= Sea of Ink and Gold =

Young adult novel series by Traci Chee

The Sea of Ink and Gold trilogy is a three-part young adult fantasy novel series written by Traci Chee, published by G.P. Putnam's Sons Books for Young Readers. The trilogy includes the following books: The Reader (2016), The Speaker (2017), The Storyteller (2018).

The Reader was a New York Times best seller.

== The Reader (2016) ==
The Reader was published September 13, 2016.

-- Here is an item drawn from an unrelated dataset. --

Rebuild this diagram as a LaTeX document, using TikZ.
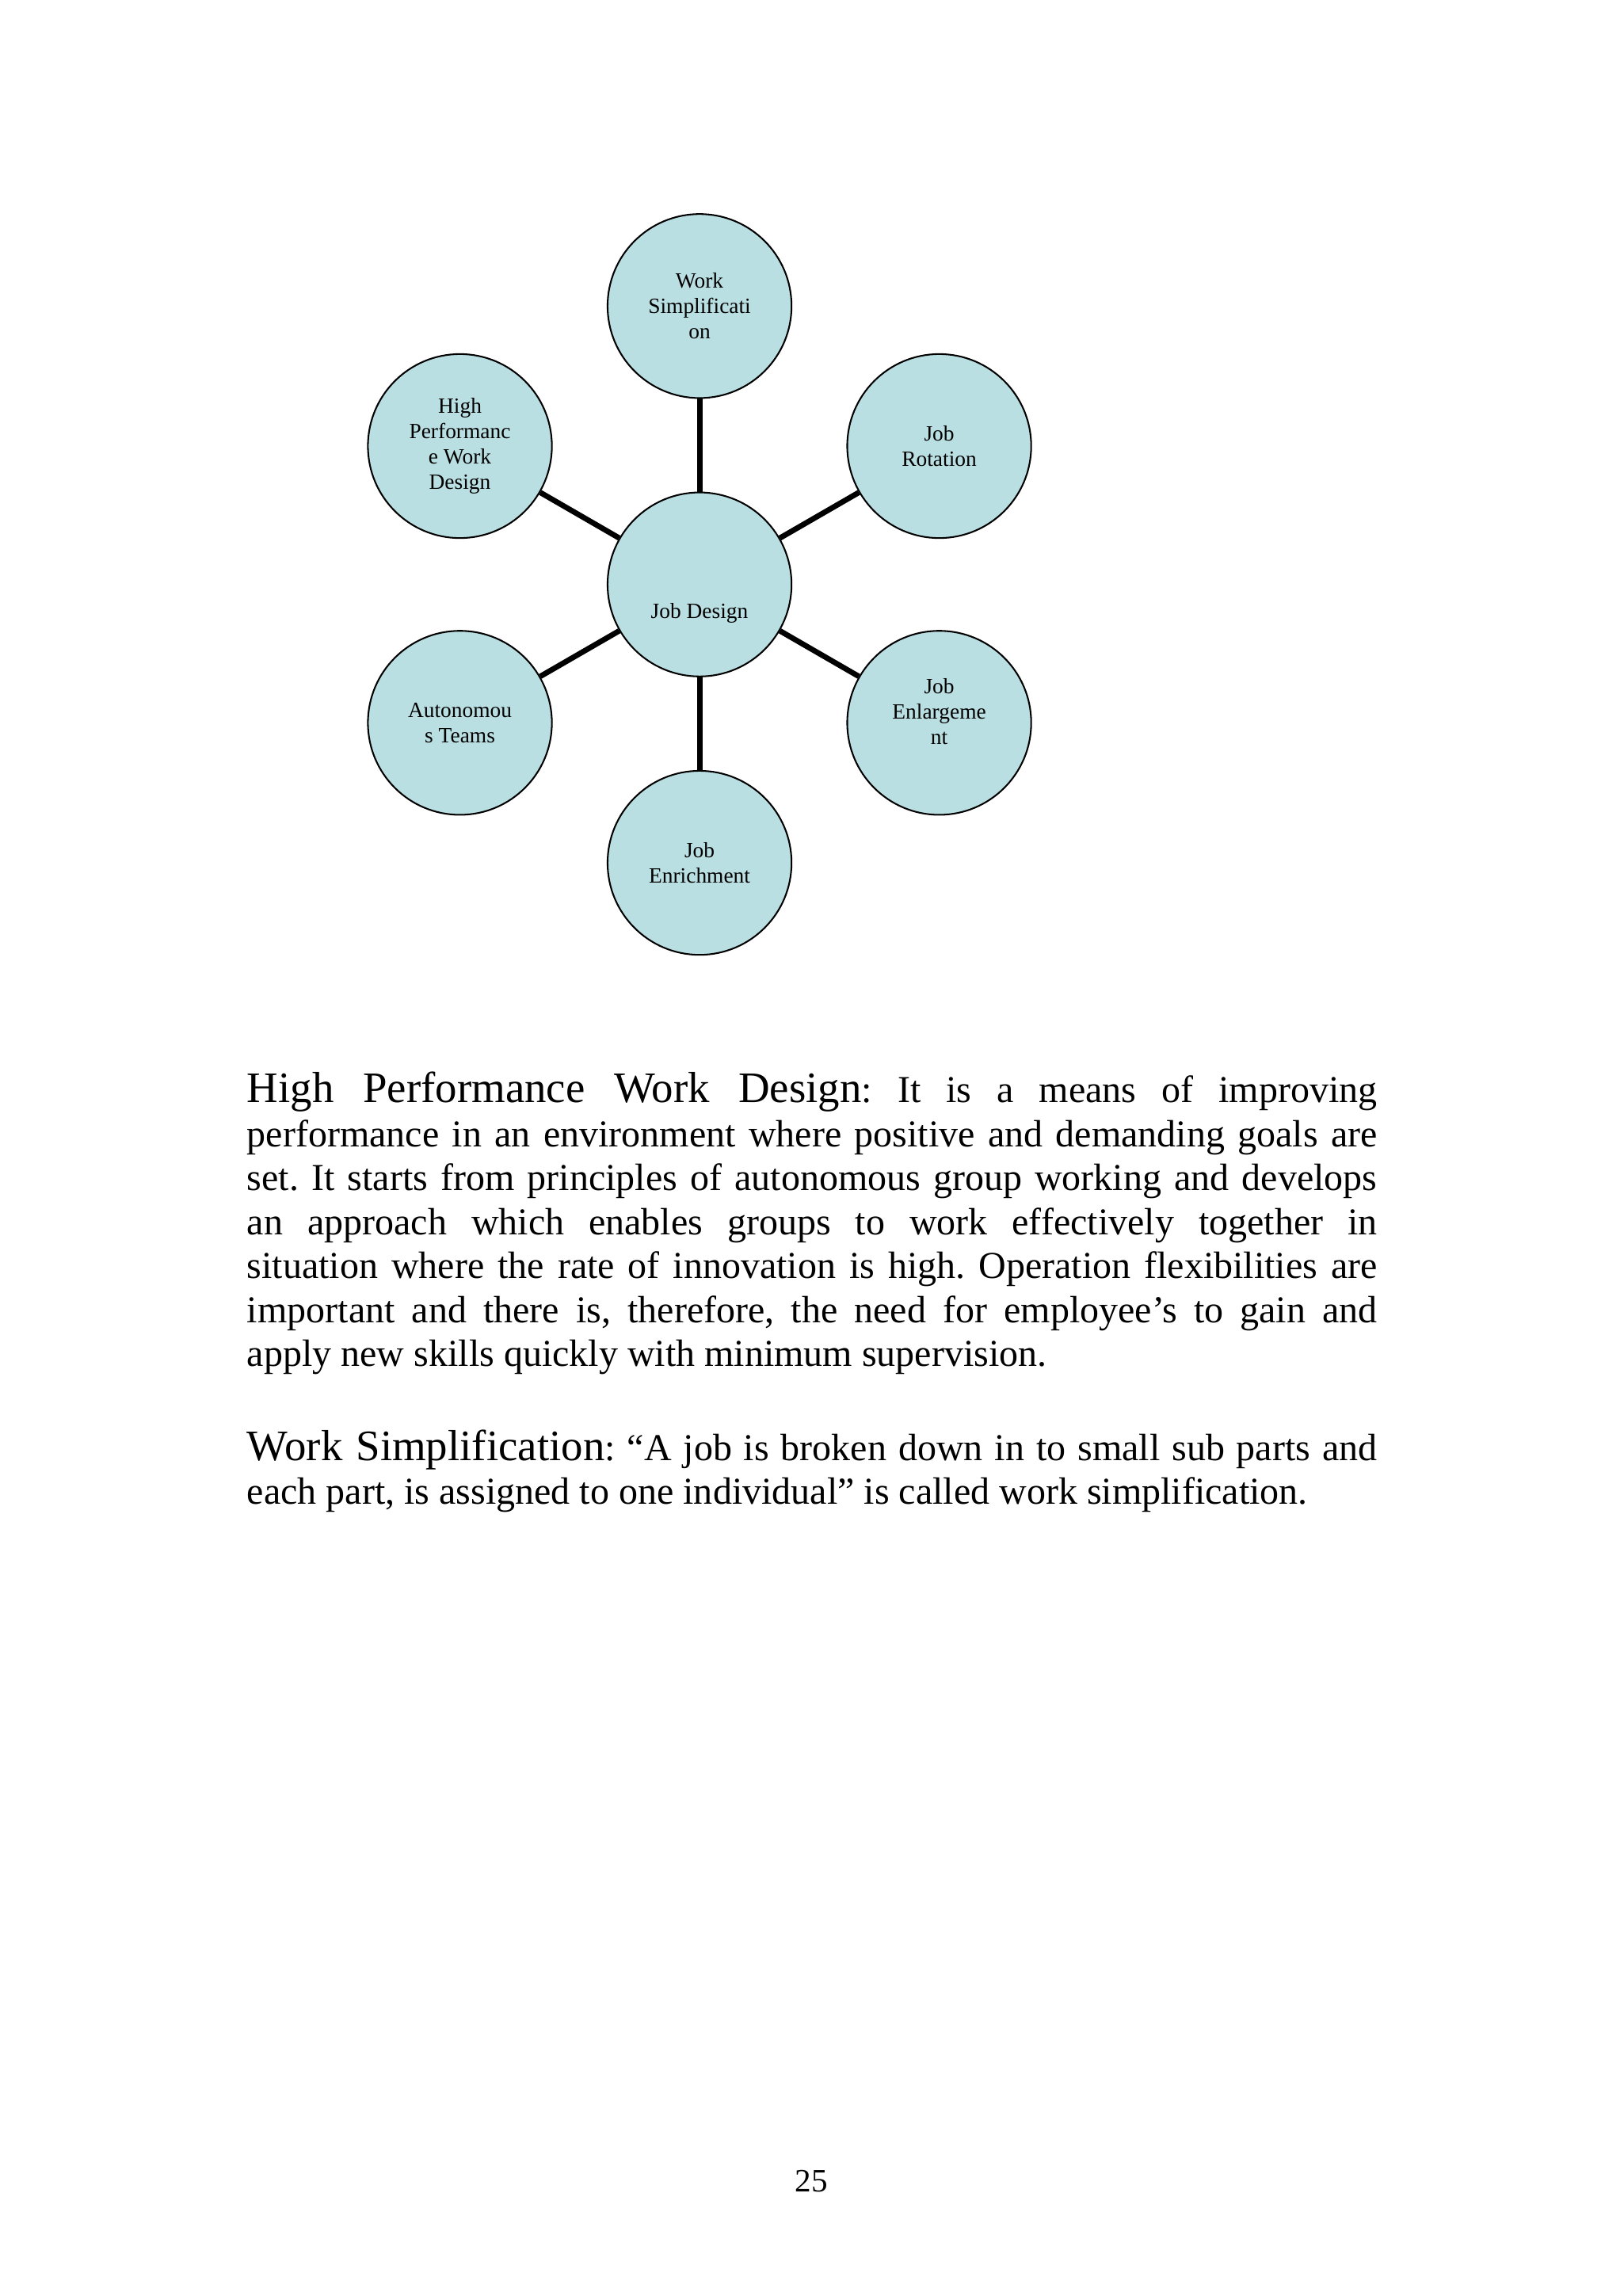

The book was a New York Times best seller and Junior Library Guild selection. It received starred reviews from Kirkus Reviews, Publishers Weekly, School Library Journal, and Booklist, as well as a positive review from Shelf Awareness.

Kirkus Reviews, NPR, BuzzFeed, Bustle, and Minnesota Public Radio named The Reader one of the best young adult books of 2016.

The audiobook, narrated by Kim Mai Guest, received a starred review from Booklist.

Awards and accolades for The Reader
| Year | Accolade | Result | Ref. |
| 2019 | Oregon Reader's Choice Awards | Nominee |  |
| 2017 | American Booksellers Association Indies Choice Book of the Year for Young Adult | Honor |  |
| Booklist's Best First Novels on Audio | Top 10 |  |
| YALSA Best Fiction for Young Adults | Top 10 |  |
| 2016 | Goodreads Choice Award for Debut Goodreads Author | Nominee |  |
| Kirkus Prize for Young Adult | Finalist |  |

== The Speaker (2017) ==
The Speaker was published November 7, 2017.

The book received starred reviews from Kirkus Reviews and School Library Journal, as well as positive reviews from Booklist and Shelf Awareness.

The audiobook, narrated by Kim Mai Guest, received a positive review from Booklist.

== The Storyteller (2018) ==
The Storyteller was published November 13, 2018.

The book received starred reviews from Kirkus Reviews, and Booklist.